Inoltrandosi nella lettura del nuovo libro di Teresa Campi, D’Amore e Morte (Albeggi Edizioni, 2016), si ha come l’impressione di essere catapultati in uno straordinario e affascinante viaggio nel tempo, un’esperienza tanto intellettuale quanto sensoriale, in grado di suscitare la percezione fisica del lettore di un mondo ormai scomparso.
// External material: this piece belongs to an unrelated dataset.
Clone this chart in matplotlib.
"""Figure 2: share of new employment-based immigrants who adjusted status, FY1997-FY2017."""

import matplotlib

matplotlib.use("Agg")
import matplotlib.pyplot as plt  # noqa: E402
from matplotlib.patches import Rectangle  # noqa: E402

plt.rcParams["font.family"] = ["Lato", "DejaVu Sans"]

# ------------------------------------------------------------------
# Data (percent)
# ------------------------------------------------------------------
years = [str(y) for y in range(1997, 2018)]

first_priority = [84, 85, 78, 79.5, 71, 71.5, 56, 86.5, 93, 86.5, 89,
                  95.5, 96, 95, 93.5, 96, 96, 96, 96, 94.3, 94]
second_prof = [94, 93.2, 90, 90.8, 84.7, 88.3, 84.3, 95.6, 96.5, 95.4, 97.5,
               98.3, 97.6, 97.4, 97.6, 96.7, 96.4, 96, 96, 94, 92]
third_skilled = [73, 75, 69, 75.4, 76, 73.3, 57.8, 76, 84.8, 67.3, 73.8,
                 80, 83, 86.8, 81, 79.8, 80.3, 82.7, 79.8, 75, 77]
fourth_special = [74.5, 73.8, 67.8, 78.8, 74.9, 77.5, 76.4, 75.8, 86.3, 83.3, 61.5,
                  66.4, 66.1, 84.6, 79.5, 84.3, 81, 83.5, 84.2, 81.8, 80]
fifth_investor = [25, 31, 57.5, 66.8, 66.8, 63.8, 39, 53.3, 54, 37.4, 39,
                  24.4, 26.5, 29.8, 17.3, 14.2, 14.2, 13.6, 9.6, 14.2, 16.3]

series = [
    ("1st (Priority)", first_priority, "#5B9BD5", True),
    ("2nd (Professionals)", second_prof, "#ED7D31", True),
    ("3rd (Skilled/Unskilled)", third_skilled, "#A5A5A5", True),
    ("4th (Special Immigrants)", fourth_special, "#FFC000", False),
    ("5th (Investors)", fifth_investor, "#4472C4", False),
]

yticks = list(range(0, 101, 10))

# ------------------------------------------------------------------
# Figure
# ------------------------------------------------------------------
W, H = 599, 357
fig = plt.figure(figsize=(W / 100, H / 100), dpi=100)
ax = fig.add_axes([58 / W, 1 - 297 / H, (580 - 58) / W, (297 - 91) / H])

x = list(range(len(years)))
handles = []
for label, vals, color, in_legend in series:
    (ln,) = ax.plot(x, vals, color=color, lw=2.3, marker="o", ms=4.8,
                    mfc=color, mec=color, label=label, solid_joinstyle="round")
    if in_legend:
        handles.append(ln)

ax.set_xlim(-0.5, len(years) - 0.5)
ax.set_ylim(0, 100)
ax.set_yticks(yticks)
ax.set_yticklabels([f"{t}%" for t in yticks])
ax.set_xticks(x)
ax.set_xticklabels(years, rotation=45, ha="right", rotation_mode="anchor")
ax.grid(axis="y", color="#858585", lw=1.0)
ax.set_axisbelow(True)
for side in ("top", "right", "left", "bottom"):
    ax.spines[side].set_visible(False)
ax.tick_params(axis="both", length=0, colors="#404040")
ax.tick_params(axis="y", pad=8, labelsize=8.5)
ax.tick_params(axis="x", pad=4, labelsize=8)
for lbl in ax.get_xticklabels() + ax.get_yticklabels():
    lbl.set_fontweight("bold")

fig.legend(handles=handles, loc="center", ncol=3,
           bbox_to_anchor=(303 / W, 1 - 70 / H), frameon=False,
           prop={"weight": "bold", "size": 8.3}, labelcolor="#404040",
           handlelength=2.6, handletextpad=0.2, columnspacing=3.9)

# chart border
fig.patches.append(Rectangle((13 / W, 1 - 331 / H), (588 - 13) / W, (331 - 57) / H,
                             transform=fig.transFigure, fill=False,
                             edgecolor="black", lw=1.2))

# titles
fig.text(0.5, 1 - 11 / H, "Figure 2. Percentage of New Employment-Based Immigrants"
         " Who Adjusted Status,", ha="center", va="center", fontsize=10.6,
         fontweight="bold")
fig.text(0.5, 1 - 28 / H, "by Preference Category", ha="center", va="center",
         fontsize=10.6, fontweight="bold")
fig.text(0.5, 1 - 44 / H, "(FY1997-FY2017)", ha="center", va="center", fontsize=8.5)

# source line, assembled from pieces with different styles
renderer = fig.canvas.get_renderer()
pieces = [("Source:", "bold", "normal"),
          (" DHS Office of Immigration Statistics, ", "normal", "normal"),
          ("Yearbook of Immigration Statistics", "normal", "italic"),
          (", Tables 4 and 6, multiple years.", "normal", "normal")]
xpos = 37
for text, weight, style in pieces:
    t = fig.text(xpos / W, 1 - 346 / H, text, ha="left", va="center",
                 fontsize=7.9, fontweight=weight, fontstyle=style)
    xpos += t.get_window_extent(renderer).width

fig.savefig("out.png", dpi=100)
In una Roma ottocentesca, dove un amalgama di artisti europei confluisce come per effetto di un imbuto, giunge Christian Abrahams, giovane danese con in spalla una borsa carica di aspettative, che si accinge a scoprire quella città incantata e i suoi strabilianti personaggi.
La Campi, cimentandosi in descrizioni tanto realiste quanto suggestive, coglie perfettamente le impressioni che un qualsiasi turista, di ieri come di oggi, ha nel suo primo contatto con la città eterna: gli odori acri del cibo sugoso e ricco, la mollezza di un clima permeato da un inestinguibile sole, l’assoluta vertigine alla vista di quella magnificenza storica e artistica.
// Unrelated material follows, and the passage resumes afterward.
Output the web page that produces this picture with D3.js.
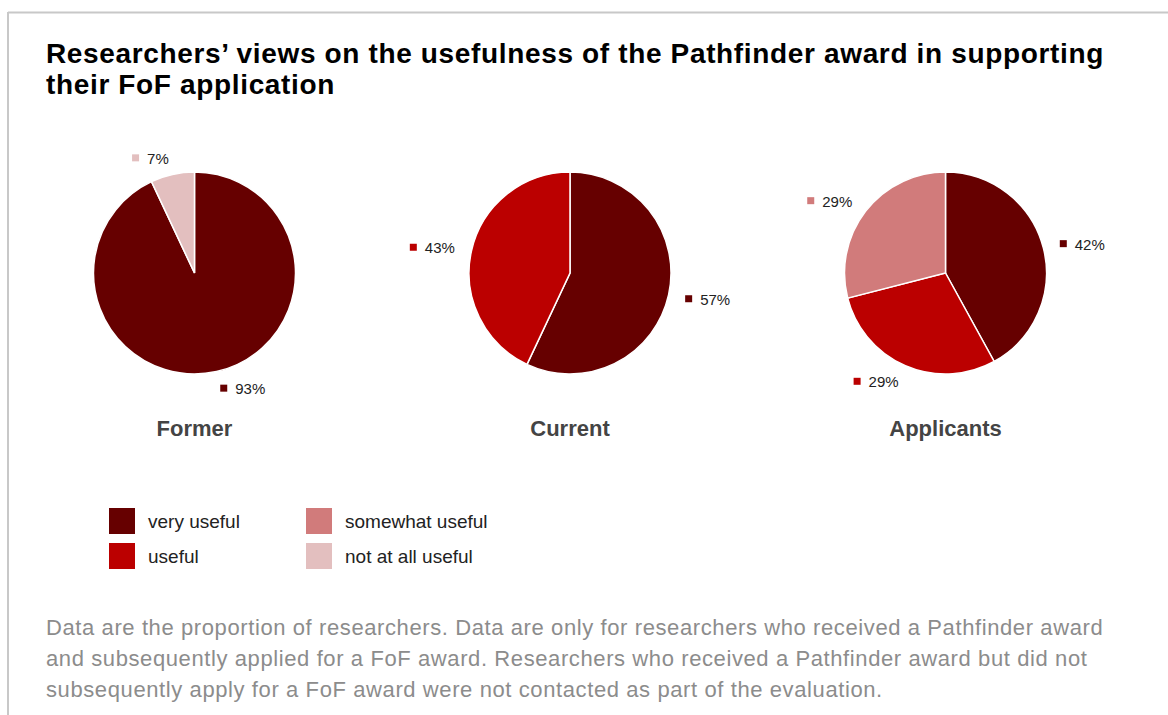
<!DOCTYPE html>
<html>
<head>
<meta charset="utf-8">
<script src="https://cdn.jsdelivr.net/npm/d3@7"></script>
<style>
  html, body { margin: 0; padding: 0; background: #fff; }
  svg { display: block; font-family: "Liberation Sans", Arial, sans-serif; }
</style>
</head>
<body>
<svg id="chart" width="1168" height="715"></svg>
<script>
// Response categories, in the order slices are laid out clockwise from 12 o'clock
const categories = ["very useful", "useful", "somewhat useful", "not at all useful"];
const categoryColors = ["#660000", "#bb0000", "#d17b7b", "#e3bfbf"];

// Researcher groups (one pie each)
const groups = ["Former", "Current", "Applicants"];

// Percentage of researchers per category, per group
const formerValues     = [93, 0, 0, 7];
const currentValues    = [57, 43, 0, 0];
const applicantsValues = [42, 29, 29, 0];
const groupValues = [formerValues, currentValues, applicantsValues];

const titleLines = [
  "Researchers\u2019 views on the usefulness of the Pathfinder award in supporting",
  "their FoF application"
];
const noteLines = [
  "Data are the proportion of researchers. Data are only for researchers who received a Pathfinder award",
  "and subsequently applied for a FoF award. Researchers who received a Pathfinder award but did not",
  "subsequently apply for a FoF award were not contacted as part of the evaluation."
];

const svg = d3.select("#chart");

// Frame lines
svg.append("line").attr("x1", 8).attr("x2", 1168).attr("y1", 12.5).attr("y2", 12.5)
  .attr("stroke", "#c8c8c8").attr("stroke-width", 2);
svg.append("line").attr("x1", 8).attr("x2", 8).attr("y1", 12).attr("y2", 715)
  .attr("stroke", "#c8c8c8").attr("stroke-width", 2);

// Title
svg.append("g").selectAll("text").data(titleLines).join("text")
  .attr("x", 46).attr("y", (d, i) => 63 + i * 31)
  .attr("font-size", 28).attr("font-weight", "bold").attr("fill", "#000")
  .attr("letter-spacing", 0.65)
  .text(d => d);

const color = d3.scaleOrdinal().domain(categories).range(categoryColors);
const xPos = d3.scalePoint().domain(groups).range([194.5, 945.5]);
const radius = 101;
const cy = 273;
const labelR = 118;

const pie = d3.pie().sort(null).value(d => d.value);
const arc = d3.arc().innerRadius(0).outerRadius(radius);

groups.forEach((g, gi) => {
  const data = categories.map((c, ci) => ({ cat: c, value: groupValues[gi][ci] }))
    .filter(d => d.value > 0);
  const cx = xPos(g);
  const gEl = svg.append("g").attr("transform", `translate(${cx},${cy})`);

  const arcs = pie(data);
  gEl.selectAll("path").data(arcs).join("path")
    .attr("d", arc)
    .attr("fill", d => color(d.data.cat))
    .attr("stroke", "#fff").attr("stroke-width", 1.5);

  // Outside value labels: marker square + percentage
  arcs.forEach(a => {
    const mid = (a.startAngle + a.endAngle) / 2;
    const ax = Math.sin(mid) * labelR;
    const ay = -Math.cos(mid) * labelR;
    const right = Math.sin(mid) >= 0;
    const lab = gEl.append("g");
    const txt = lab.append("text")
      .attr("font-size", 15).attr("fill", "#222")
      .attr("dominant-baseline", "central")
      .text(a.data.value + "%");
    const tw = txt.node().getComputedTextLength();
    const total = 7 + 8 + tw;
    const x0 = right ? ax : ax - total;
    lab.append("rect").attr("x", x0).attr("y", ay - 3.5).attr("width", 7).attr("height", 7)
      .attr("fill", color(a.data.cat));
    txt.attr("x", x0 + 15).attr("y", ay + 0.5);
  });

  // Group name below the pie
  svg.append("text").attr("x", cx).attr("y", 436)
    .attr("text-anchor", "middle").attr("font-size", 22).attr("font-weight", "bold")
    .attr("fill", "#444").text(g);
});

// Legend, two columns
const legend = svg.append("g");
const legItems = legend.selectAll("g").data(categories).join("g")
  .attr("transform", (d, i) => `translate(${109 + Math.floor(i / 2) * 197},${508 + (i % 2) * 35})`);
legItems.append("rect").attr("width", 26).attr("height", 26).attr("fill", d => color(d));
legItems.append("text").attr("x", 39).attr("y", 13).attr("dominant-baseline", "central")
  .attr("font-size", 19).attr("fill", "#222").text(d => d);

// Footnote
svg.append("g").selectAll("text").data(noteLines).join("text")
  .attr("x", 46).attr("y", (d, i) => 635 + i * 31)
  .attr("font-size", 22).attr("fill", "#8c8c8c")
  .attr("letter-spacing", 0.6)
  .text(d => d);
</script>
</body>
</html>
Così come la città, anche i suoi abitanti colpiscono il giovane Abrahams, che in locande e taverne incontra seducenti cameriere che servono ragù di lepre a scultori, poeti e pittori. Immersosi in questa realtà culturale, Christian, sotto consiglio dello scultore danese Thorvaldsen (il “Fidia” nordico) che si atteggia a premuroso Mecenate, inizia la sua carriera di corrispondente per riviste estere, con una predilezione tematica per la poesia, e i poeti, inglesi.
Inizia così quella che può essere definita un’avventura di crescita, di scoperta, di conoscenza, che porta non solo il protagonista, ma anche il lettore, a sbirciare nella vita dei più grandi poeti romantici il cui soggiorno a Roma fu imperniato su due comuni forze: l’amore e la morte. L’amore, l’ardore e la vitalità poetica si sviluppano, come un filo invisibile, da George Lord Gordon Byron, poeta ribelle, vanesio seduttore, esule incontentabile, a Percy Bysshe Shelley, interprete dell’invisibile, cantore metafisico e impavido, sino all’apoteosi nell’incontro velato e finale con John Keats, il ragazzo immenso, nella cui persona l’amore e la morte si fusero in una materia indistinguibile e inscindibile, lasciata come un testamento umano nei suoi irruenti versi. Il rapporto di Abrahams con ognuno di questi poeti è diverso e speciale, diretto in un caso, indiretto negli altri due, ma lascia nel suo animo ancora acerbo dei segni che lo renderanno adulto e consapevole.
La grande maestria della Campi, oltre a risiedere nel linguaggio limpido, fresco e mai pedante, sta nell’aver ricreato una storia attraverso documenti, effigi, lettere e diari, ed è proprio l’assoluta veridicità di ciò che viene letto a suscitare denso stupore ed estrema curiosità. Questo romanzo non è solo la cronaca, la scarna biografia dei grandi Romantici, ma è l’incontro privato, timido e incantato tra il lettore e i versi di costoro, è lo scambio di sentimenti, pensieri e principi che avviene nella mente di chi legge e di chi ha scritto, quel contatto così intimo e a tratti violentemente emotivo tra noi e loro. Christian Abrahams è il pubblico, è la gioventù naïve attratta irrimediabilmente dalla grandezza altrui e nella ricerca della propria.
Con una passione che emerge da ogni pagina, con la pazienza di quella che non può non essere una meticolosa ma accorata ricerca, Teresa Campi ha creato un luogo riservato e fuori dal tempo dove il lettore può trovarsi di fronte alla maestosità del passato, alla grandezza di una città immutabile, all’eternità di uomini che hanno sfiorato l’assoluto.